In Begleitung einer Prostituierten tritt der »Engel der Geschichte« auf, der auf Walter Benjamins Engel aus »Über den Begriff der Geschichte« verweist, der wiederum von Heiner Müller als »Glückloser Engel« verewigt wurde: Trotz seiner mächtig rauschenden Flügel wird er immer wieder von den Trümmern der Kriege und Verwüstungen der Vergangenheit begraben, und immer wieder ist er aufs neue dazu verdammt, die nächste Utopie als Vergangenheit untergehen zu sehen. Giorgetti zeigt die Grausamkeiten der vergangenen Kriege nicht, doch macht sie mit Schlachtenlärm, Maschinengewehrsalven und einer Hitler-Rede aus dem Jahr 1940 hörbar – ein eindrucksvoller dystopischer Moment.
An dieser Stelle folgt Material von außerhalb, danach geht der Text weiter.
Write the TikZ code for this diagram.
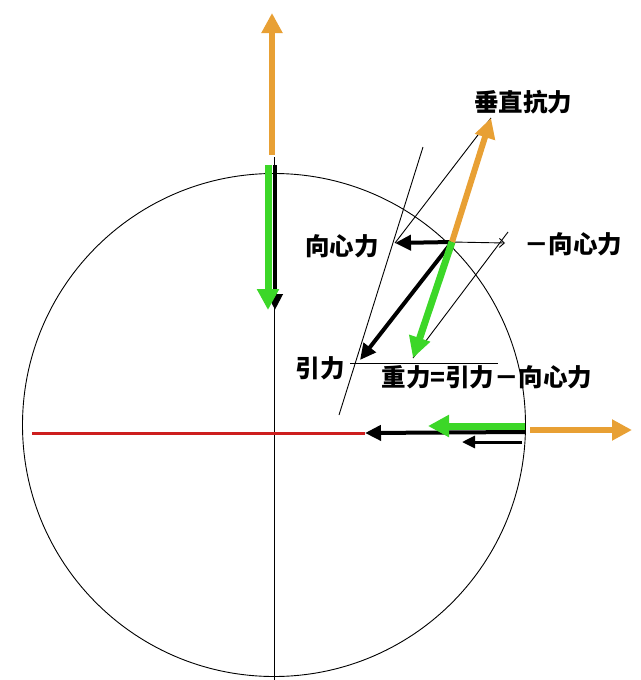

Medea, der Königstochter und Zauberin, die im antiken Kolchis auch als Göttin verehrt wurde, bringt der Verrat an ihrem Volk kein Glück. Sie ermordet ihren Bruder, um Jason und den Griechen das Vlies ausliefern und mit ihnen fliehen zu können, doch Jason verlässt und verstößt sie, ihr bleibt nur die Rache. In der letzten Szene sitzt sie, jetzt als ältere Frau dargestellt von der großartigen Benedetta Laurà, einsam am Rand der Bühne. Mit der Tötung der Söhne, die sie Jason, dem Griechen, dem Feind, geboren hat, schwört sie der Mutterschaft ab. Das verbindet sie mit der Ophelia aus der »Hamletmaschine«, die ebenfalls die Welt, die sie geboren hat, zwischen ihre Schenkel zurücknehmen will und deren Satz »Nieder mit dem Glück der Unterwerfung« über beiden Stücken stehen könnte.

Trotzdem wird in beiden Inszenierungen kein platter Me-Too-Feminismus gepflegt, Giorgettis Zugang bleibt sarkastisch. Tanzszenen im Stile einer Nummernrevue der 1940er Jahre unterbrechen die dramatische Handlung und wirken wie ein Kommentar zu unserer auch nicht gerade pazifistischen Gegenwart. Hamlet tritt in mehrfacher Personifikation auf, gespalten in drei Darsteller: als Philosoph, der mit den Meereswogen nur noch »Blabla« redet, als Machtmensch und als Söhnchen der High Society, der lieber eine Frau wäre und Strapse und Stöckelschuhe trägt, darum aber nicht weniger bedrohlich ist.

Mit dem Heiner-Müller-Schwerpunkt des Centro Teatro Attivo haben das Festival Art Carnuntum und seine Intendantin Constantina Bordin erneut Inszenierungen mit universellem und humanistischem Anspruch präsentiert. Im nächsten Jahr soll das Festival um zusätzliche Spielstätten im Schloss Petronell erweitert werden, wo Inszenierungen, die sich nicht für die Freilichtbühne eignen, gezeigt werden. Auch Symposien und Diskussionen zur Theorie und Geschichte des Theaters sollen hier stattfinden. Man darf gespannt bleiben.